「暑熱適応のまちづくり研究会(涼まち研)」設立主旨
産学官連携で、社会のニーズと科学的な知見を踏まえて活動しています。
効果的な暑さ対策を開発し、定量的に効果を検証しています。
イベントや展示会等に参加し、涼しいまちづくりの普及に努めています。
地球温暖化や都市のヒートアイランド現象によって、夏季には都市で生活する人々への暑熱ストレスが厳しさを増している。その結果、熱中症が多発し、夜の寝苦しさが増すなど、まちなかの暑熱を快適性の問題としてだけでなく、人の健康影響という視点でも捉える必要がでてきている。また、体温調節機能が衰える高齢者の増加や、さらには東京オリンピックが盛夏に開催されるなど、今後、まちづくりにおいても暑熱適応の視点が求められる。
地球温暖化による気温上昇は今後も不可避的に一定程度進むことが見込まれ、都市の暑熱環境はますます厳しくなる一方、ヒートアイランド現象の緩和、すなわち上昇した都市の気温を下げることは、短期的には難しい。しかし、人が感じる暑さは気温だけではなく、放射熱や風、また着衣の量など、複数の要素が影響する。とすれば、直ちに都市全体の気温を下げることは難しくても、局所的に放射熱を低減したり風通しを確保することなどにより、まちなかの体感温度を下げることができる。
このような状況のなか、木かげの形成といった従来からの暑熱環境緩和の手法だけでなく、建材等の保水技術、日射反射技術、効果的な日射遮蔽技術、ミストの活用技術などの新しい暑熱適応の技術が見られるようになっている。しかし、一般的には、体感温度で表わされる効果に対する理解は進んでおらず、また技術を提供する側についても適切な効果のPR方法が定まっておらず、暑熱適応に向けた理解や取組みが適切に進まないことが危惧される。

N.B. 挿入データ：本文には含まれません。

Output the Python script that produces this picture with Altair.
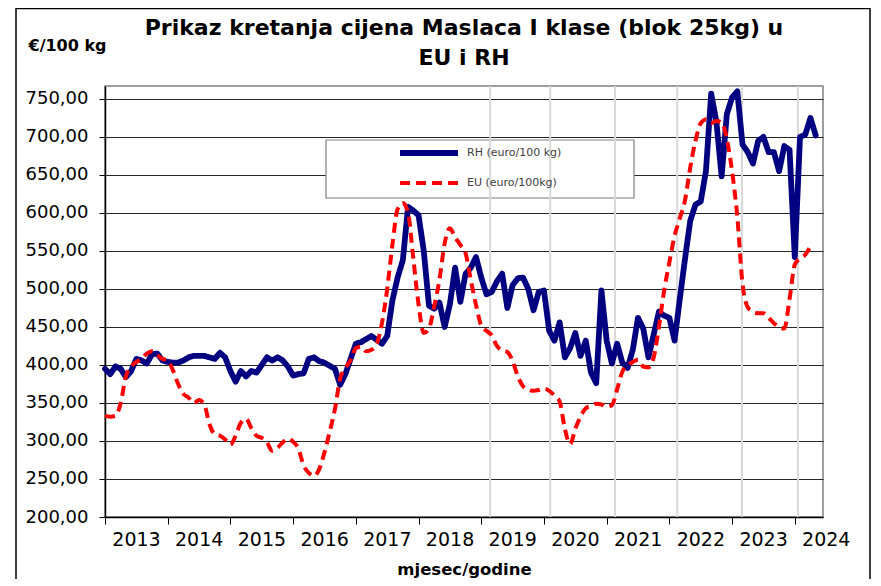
import altair as alt
import pandas as pd

# ---- data (monthly from Jan 2013) ----
YEAR_START = 2013
YEAR_TICKS_MONTH = [0, 12, 24, 36, 48, 60, 72, 84, 96, 108, 120, 132]
Y_TICKS = [200, 250, 300, 350, 400, 450, 500, 550, 600, 650, 700, 750]
GRID_MONTHS = [73.7, 85.2, 97.6, 109.5, 121.9, 132.6]

RH_NAME = "RH (euro/100 kg)"
EU_NAME = "EU (euro/100kg)"

RH = [395, 388, 398, 395, 384, 392, 408, 406, 402, 414, 415, 406,
      404, 403, 403, 406, 410, 412, 412, 412, 410, 408, 416, 410,
      392, 378, 392, 385, 392, 390, 400, 410, 406, 410, 406, 398,
      386, 388, 389, 408, 410, 405, 403, 399, 395, 374, 388, 408,
      428, 430, 434, 438, 433, 428, 438, 485, 515, 538, 608, 603,
      597, 550, 478, 474, 482, 450, 480, 528, 483, 520, 528, 542,
      515, 493, 496, 510, 520, 475, 505, 514, 515, 500, 472, 496,
      498, 445, 432, 456, 410, 422, 442, 412, 432, 390, 376, 498,
      432, 402, 428, 403, 396, 420, 462, 448, 410, 440, 470, 465,
      462, 432, 487, 540, 590, 611, 615, 655, 757, 720, 648, 730,
      752, 760, 690, 680, 665, 695, 700, 680, 680, 655, 688, 683,
      542, 700, 703, 725, 702]

EU = [333, 332, 333, 350, 385, 398, 404, 408, 415, 418, 413, 408,
      406, 393, 375, 362, 357, 350, 354, 348, 322, 309, 307, 302,
      295, 307, 324, 329, 317, 307, 304, 298, 287, 291, 298, 303,
      299, 290, 268, 258, 254, 263, 285, 312, 342, 382, 396, 406,
      422, 424, 418, 420, 428, 455, 500, 558, 605, 613, 600, 540,
      480, 442, 448, 477, 512, 560, 580, 568, 558, 547, 512, 479,
      452, 445, 439, 425, 419, 417, 405, 385, 372, 368, 366, 367,
      369, 366, 360, 352, 316, 296, 316, 332, 343, 346, 349, 348,
      345, 347, 368, 391, 399, 404, 407, 398, 397, 410, 450, 498,
      535, 570, 593, 617, 660, 695, 718, 723, 718, 721, 719, 697,
      655, 595, 507, 476, 470, 468, 468, 462, 455, 450, 448, 487,
      532, 540, 545, 556]

rows = [{"m": i, "v": v, "s": RH_NAME} for i, v in enumerate(RH)]
rows += [{"m": i, "v": v, "s": EU_NAME} for i, v in enumerate(EU)]
df = pd.DataFrame(rows)

FONT = "DejaVu Sans"

x_scale = alt.Scale(domain=[0, 137.4], nice=False, zero=False)
y_scale = alt.Scale(domain=[200, 767], nice=False, zero=False)
color_scale = alt.Scale(domain=[RH_NAME, EU_NAME], range=["#000080", "#ff0000"])
dash_scale = alt.Scale(domain=[RH_NAME, EU_NAME], range=[[1, 0], [10, 6]])
width_scale = alt.Scale(domain=[RH_NAME, EU_NAME], range=[5.8, 4])

x_axis = alt.Axis(
    values=YEAR_TICKS_MONTH,
    labelExpr=f"toString({YEAR_START} + round(datum.value / 12))",
    labelOffset=31, labelFontSize=19, labelFont=FONT, labelColor="#000",
    labelPadding=6, labelFlush=False, labelOverlap=False, labelBound=False,
    tickSize=7, tickColor="#000", domainColor="#000",
    domainWidth=1.5, grid=False, title="mjesec/godine", titleFont=FONT,
    titleFontSize=16.5, titleFontWeight="bold", titlePadding=12, titleColor="#000",
)
y_axis = alt.Axis(
    values=Y_TICKS,
    labelExpr="replace(format(datum.value, '.2f'), '.', ',')",
    labelFontSize=18, labelFont=FONT, labelColor="#000", labelPadding=11,
    labelFlush=False, labelOverlap=False,
    tickSize=6, tickColor="#000", domainColor="#000", domainWidth=1.5,
    grid=True, gridColor="#262626", gridWidth=1,
    title="€/100 kg", titleAngle=0, titleAlign="left", titleBaseline="middle",
    titleX=-77, titleY=-41, titleFont=FONT, titleFontSize=16,
    titleFontWeight="bold", titleColor="#000",
)

legend = alt.Legend(
    title=None, orient="none", legendX=221, legendY=52, padding=0,
    symbolType="stroke", symbolSize=3364, symbolStrokeWidth=3, clipHeight=30,
    symbolOffset=71, labelOffset=6, labelFont=FONT, labelFontSize=11,
    labelColor="#404040", rowPadding=0,
)

base = alt.Chart(df).encode(
    x=alt.X("m:Q", scale=x_scale, axis=x_axis),
    y=alt.Y("v:Q", scale=y_scale, axis=y_axis),
    color=alt.Color("s:N", scale=color_scale, legend=legend),
    strokeDash=alt.StrokeDash("s:N", scale=dash_scale, legend=legend),
    strokeWidth=alt.StrokeWidth("s:N", scale=width_scale, legend=None),
)

rh_line = base.transform_filter(alt.datum.s == RH_NAME).mark_line(
    strokeCap="round", strokeJoin="round")
eu_line = base.transform_filter(alt.datum.s == EU_NAME).mark_line(
    interpolate="monotone", strokeCap="butt", strokeJoin="round")

one = pd.DataFrame({"a": [0]})

# legend box (white, covers the horizontal grid; vertical grid drawn over it)
legend_box = alt.Chart(one).mark_rect(
    fill="#ffffff", stroke="#7f7f7f", strokeWidth=1.2).encode(
    x=alt.value(221), x2=alt.value(529), y=alt.value(54), y2=alt.value(112))

vgrid = alt.Chart(pd.DataFrame({"m": GRID_MONTHS})).mark_rule(
    color="#d9d9d9", strokeWidth=2).encode(
    x=alt.X("m:Q", scale=x_scale, axis=x_axis))

frame = alt.Chart(one).mark_rect(
    fill=None, stroke="#000", strokeWidth=1.5).encode(
    x=alt.value(-89), x2=alt.value(765), y=alt.value(-77.5), y2=alt.value(500))

chart = alt.layer(legend_box, vgrid, rh_line, eu_line, frame).properties(
    width=718, height=431,
    title=alt.TitleParams(
        ["Prikaz kretanja cijena Maslaca I klase (blok 25kg) u", "EU i RH"],
        font=FONT, fontSize=22, fontWeight="bold", color="#000",
        anchor="middle", lineHeight=30, offset=0, dy=62,
    ),
    autosize=alt.AutoSizeParams(type="none"),
    padding={"left": 97, "top": 78, "right": 50, "bottom": 62},
).configure_view(stroke="#7f7f7f", strokeWidth=1.5)

chart.save("out.html", embed_options={"renderer": "svg", "actions": False})
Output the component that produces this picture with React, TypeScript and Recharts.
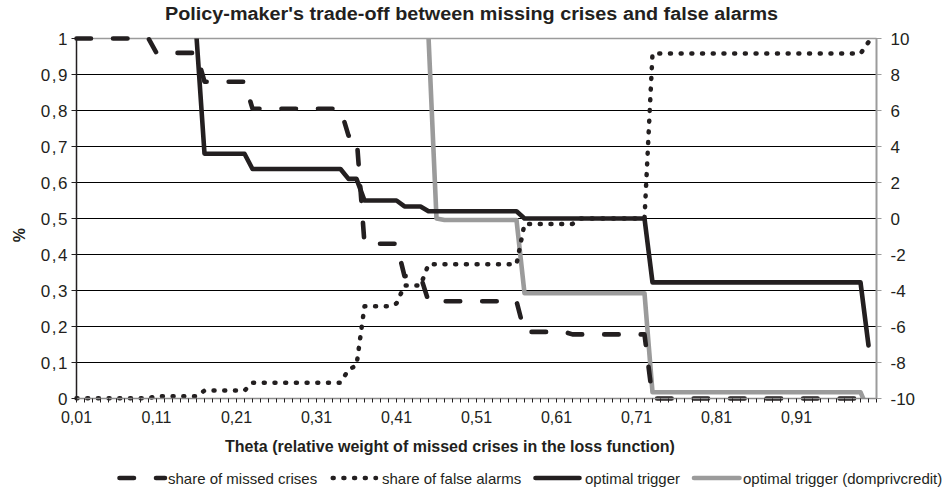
import React from 'react';
import { LineChart, Line, XAxis, YAxis, CartesianGrid, ReferenceLine, Legend } from 'recharts';

// theta categories (0.01 step); the last one carries no data
const thetas = [
  0.01, 0.02, 0.03, 0.04, 0.05, 0.06, 0.07, 0.08, 0.09, 0.1,
  0.11, 0.12, 0.13, 0.14, 0.15, 0.16, 0.17, 0.18, 0.19, 0.2,
  0.21, 0.22, 0.23, 0.24, 0.25, 0.26, 0.27, 0.28, 0.29, 0.3,
  0.31, 0.32, 0.33, 0.34, 0.35, 0.36, 0.37, 0.38, 0.39, 0.4,
  0.41, 0.42, 0.43, 0.44, 0.45, 0.46, 0.47, 0.48, 0.49, 0.5,
  0.51, 0.52, 0.53, 0.54, 0.55, 0.56, 0.57, 0.58, 0.59, 0.6,
  0.61, 0.62, 0.63, 0.64, 0.65, 0.66, 0.67, 0.68, 0.69, 0.7,
  0.71, 0.72, 0.73, 0.74, 0.75, 0.76, 0.77, 0.78, 0.79, 0.8,
  0.81, 0.82, 0.83, 0.84, 0.85, 0.86, 0.87, 0.88, 0.89, 0.9,
  0.91, 0.92, 0.93, 0.94, 0.95, 0.96, 0.97, 0.98, 0.99, 1.0,
  1.01,
];

// left axis (share)
const missedCrises = [
  1, 1, 1, 1, 1, 1, 1, 1, 1, 1,
  0.96, 0.96, 0.96, 0.96, 0.96, 0.96, 0.88, 0.88, 0.88, 0.88,
  0.88, 0.88, 0.805, 0.805, 0.805, 0.805, 0.805, 0.805, 0.805, 0.805,
  0.805, 0.805, 0.805, 0.805, 0.73, 0.73, 0.43, 0.43, 0.43, 0.43,
  0.43, 0.34, 0.34, 0.34, 0.27, 0.27, 0.27, 0.27, 0.27, 0.27,
  0.27, 0.27, 0.27, 0.27, 0.27, 0.27, 0.185, 0.185, 0.185, 0.185,
  0.185, 0.185, 0.178, 0.178, 0.178, 0.178, 0.178, 0.178, 0.178, 0.178,
  0.178, 0.178, 0, 0, 0, 0, 0, 0, 0, 0,
  0, 0, 0, 0, 0, 0, 0, 0, 0, 0,
  0, 0, 0, 0, 0, 0, 0, 0, 0, 0,
];

const falseAlarms = [
  0.001, 0.001, 0.001, 0.001, 0.001, 0.001, 0.001, 0.001, 0.001, 0.001,
  0.006, 0.006, 0.006, 0.006, 0.006, 0.006, 0.022, 0.022, 0.022, 0.022,
  0.022, 0.022, 0.044, 0.044, 0.044, 0.044, 0.044, 0.044, 0.044, 0.044,
  0.044, 0.044, 0.044, 0.044, 0.08, 0.092, 0.256, 0.256, 0.256, 0.256,
  0.264, 0.314, 0.314, 0.314, 0.373, 0.373, 0.373, 0.373, 0.373, 0.373,
  0.373, 0.373, 0.373, 0.373, 0.373, 0.373, 0.485, 0.485, 0.485, 0.485,
  0.485, 0.485, 0.485, 0.5, 0.5, 0.5, 0.5, 0.5, 0.5, 0.5,
  0.5, 0.5, 0.958, 0.958, 0.958, 0.958, 0.958, 0.958, 0.958, 0.958,
  0.958, 0.958, 0.958, 0.958, 0.958, 0.958, 0.958, 0.958, 0.958, 0.958,
  0.958, 0.958, 0.958, 0.958, 0.958, 0.958, 0.958, 0.958, 0.958, 0.99,
];

// right axis (trigger); null = above the top of the axis
const optimalTrigger = [
  null, null, null, null, null, null, null, null, null, null,
  null, null, null, null, null, 10.1, 3.6, 3.6, 3.6, 3.6,
  3.6, 3.6, 2.75, 2.75, 2.75, 2.75, 2.75, 2.75, 2.75, 2.75,
  2.75, 2.75, 2.75, 2.75, 2.2, 2.2, 1.0, 1.0, 1.0, 1.0,
  1.0, 0.67, 0.67, 0.67, 0.4, 0.4, 0.4, 0.4, 0.4, 0.4,
  0.4, 0.4, 0.4, 0.4, 0.4, 0.4, 0, 0, 0, 0,
  0, 0, 0, 0, 0, 0, 0, 0, 0, 0,
  0, 0, -3.55, -3.55, -3.55, -3.55, -3.55, -3.55, -3.55, -3.55,
  -3.55, -3.55, -3.55, -3.55, -3.55, -3.55, -3.55, -3.55, -3.55, -3.55,
  -3.55, -3.55, -3.55, -3.55, -3.55, -3.55, -3.55, -3.55, -3.55, -7.05,
];

const domprivTrigger = [
  null, null, null, null, null, null, null, null, null, null,
  null, null, null, null, null, null, null, null, null, null,
  null, null, null, null, null, null, null, null, null, null,
  null, null, null, null, null, null, null, null, null, null,
  null, null, null, null, 10.1, 0, -0.08, -0.08, -0.08, -0.08,
  -0.08, -0.08, -0.08, -0.08, -0.08, -0.08, -4.15, -4.15, -4.15, -4.15,
  -4.15, -4.15, -4.15, -4.15, -4.15, -4.15, -4.15, -4.15, -4.15, -4.15,
  -4.15, -4.15, -9.65, -9.65, -9.65, -9.65, -9.65, -9.65, -9.65, -9.65,
  -9.65, -9.65, -9.65, -9.65, -9.65, -9.65, -9.65, -9.65, -9.65, -9.65,
  -9.65, -9.65, -9.65, -9.65, -9.65, -9.65, -9.65, -9.65, -9.65, -10.7,
];

const leftTicks = [0, 0.1, 0.2, 0.3, 0.4, 0.5, 0.6, 0.7, 0.8, 0.9, 1];
const rightTicks = [-10, -8, -6, -4, -2, 0, 2, 4, 6, 8, 10];

const seriesNames = [
  'share of missed crises',
  'share of false alarms',
  'optimal trigger',
  'optimal trigger (domprivcredit)',
];

const BLACK = '#231f20';
const GREY = '#9b9b9b';
const FONT = '"Liberation Sans", Arial, sans-serif';

const missedStyle = { stroke: BLACK, strokeWidth: 4.6, strokeDasharray: '14.5 22', strokeLinecap: 'round' as const };
const falseStyle = { stroke: BLACK, strokeWidth: 4.5, strokeDasharray: '1 9.7', strokeLinecap: 'round' as const };
const triggerStyle = { stroke: BLACK, strokeWidth: 4.6, strokeLinecap: 'round' as const };
const domprivStyle = { stroke: GREY, strokeWidth: 4.6, strokeLinecap: 'round' as const };

const data = thetas.map((t, i) => ({
  theta: t,
  missed: missedCrises[i] ?? null,
  falseAlarms: falseAlarms[i] ?? null,
  trigger: optimalTrigger[i] ?? null,
  domprivcredit: domprivTrigger[i] ?? null,
}));

const comma = (v: number) => String(v).replace('.', ',');

const ThetaTick = (props: any) => {
  const { x, y, payload, index } = props;
  if (index % 10 !== 0 || index >= 100) return null;
  return (
    <text x={x} y={y} dy="0.71em" textAnchor="middle" fontSize={16} fontFamily={FONT} fill={BLACK}>
      {Number(payload.value).toFixed(2).replace('.', ',')}
    </text>
  );
};

const renderLegend = () => (
  <svg width={950} height={24}>
    <g fontFamily={FONT} fontSize={15} fill={BLACK}>
      <line x1={119.5} x2={165} y1={12} y2={12} {...missedStyle} />
      <text x={168} y={12} dominantBaseline="central">{seriesNames[0]}</text>
      <line x1={332.7} x2={376} y1={12} y2={12} {...falseStyle} />
      <text x={382} y={12} dominantBaseline="central">{seriesNames[1]}</text>
      <line x1={535.5} x2={579.5} y1={12} y2={12} {...triggerStyle} />
      <text x={585} y={12} dominantBaseline="central">{seriesNames[2]}</text>
      <line x1={694} x2={739.5} y1={12} y2={12} {...domprivStyle} />
      <text x={743} y={12} dominantBaseline="central">{seriesNames[3]}</text>
    </g>
  </svg>
);

export default function App() {
  return (
    <div style={{ width: 950, height: 491, background: '#fff' }}>
      <style>{'body{margin:0;}'}</style>
      <LineChart width={950} height={491} data={data} margin={{ top: 38.5, right: 0, bottom: 0, left: 0 }}>
        <CartesianGrid yAxisId="left" vertical={false} stroke="#000" strokeWidth={1} />
        <XAxis
          dataKey="theta"
          height={92.5}
          interval={0}
          tick={<ThetaTick />}
          tickSize={4}
          tickMargin={9}
          axisLine={{ stroke: '#8a8a8a', strokeWidth: 1.5 }}
          tickLine={{ stroke: BLACK }}
        />
        <YAxis
          yAxisId="left"
          width={76.5}
          domain={[0, 1]}
          ticks={leftTicks}
          tickFormatter={comma}
          tickSize={5}
          tickMargin={2.5}
          axisLine={{ stroke: BLACK, strokeWidth: 1.5 }}
          tickLine={{ stroke: BLACK }}
          tick={{ fontSize: 17, fontFamily: FONT, fill: BLACK, letterSpacing: 1.5 }}
        />
        <YAxis
          yAxisId="right"
          orientation="right"
          width={73.5}
          domain={[-10, 10]}
          allowDataOverflow
          ticks={rightTicks}
          tickSize={5}
          tickMargin={9}
          axisLine={{ stroke: GREY, strokeWidth: 2 }}
          tickLine={{ stroke: GREY }}
          tick={{ fontSize: 17, fontFamily: FONT, fill: BLACK }}
        />
        <ReferenceLine yAxisId="left" y={1} stroke={GREY} strokeWidth={1.5} />
        <Line yAxisId="right" dataKey="domprivcredit" name={seriesNames[3]} type="linear" dot={false} activeDot={false}
          isAnimationActive={false} strokeLinejoin="round" {...domprivStyle} />
        <Line yAxisId="right" dataKey="trigger" name={seriesNames[2]} type="linear" dot={false} activeDot={false}
          isAnimationActive={false} strokeLinejoin="round" {...triggerStyle} />
        <Line yAxisId="left" dataKey="missed" name={seriesNames[0]} type="linear" dot={false} activeDot={false}
          isAnimationActive={false} strokeLinejoin="round" {...missedStyle} />
        <Line yAxisId="left" dataKey="falseAlarms" name={seriesNames[1]} type="linear" dot={false} activeDot={false}
          isAnimationActive={false} strokeLinejoin="round" {...falseStyle} />
        <Legend
          verticalAlign="middle"
          align="center"
          layout="horizontal"
          wrapperStyle={{ top: 466, left: 0, width: 950, height: 24 }}
          content={renderLegend}
        />
        <text x={471.5} y={20} textAnchor="middle" fontSize={18} fontWeight="bold" fontFamily={FONT} fill={BLACK}
          textLength={613} lengthAdjust="spacingAndGlyphs">
          Policy-maker's trade-off between missing crises and false alarms
        </text>
        <text x={450} y={451.5} textAnchor="middle" fontSize={16} fontWeight="bold" fontFamily={FONT} fill={BLACK}>
          Theta (relative weight of missed crises in the loss function)
        </text>
        <text x={25} y={235} transform="rotate(-90 25 235)" textAnchor="middle" fontSize={16} fontWeight="bold"
          fontFamily={FONT} fill={BLACK}>
          %
        </text>
      </LineChart>
    </div>
  );
}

今後、暑熱適応を社会の合意のもとに適切に進めていくには、
- 技術の効果を適切に評価し、分かりやすく伝える手法を明らかにすること
- 導入する場所の自然的・社会的条件に応じて、最適な技術を選定、運用できるよう、暑熱適応技術の体系的かつ科学的な知見を充実すること
- 関連技術を有する企業等の連携を促進し、最適な技術の組み合わせや、多様な導入方法を提案していくこと
- 暑熱に適応したまちづくりの必要性や将来像を社会に提案していくこと
などが必要になる。
本研究会では、上記の趣旨のもと、関連する企業や団体、まちづくりの担い手、有識者等の産官学が連携し、できるだけ具体的な課題等を対象として、実験、設計、設備導入、検証等を行い、効果的な適応策の導入を提案していくものである。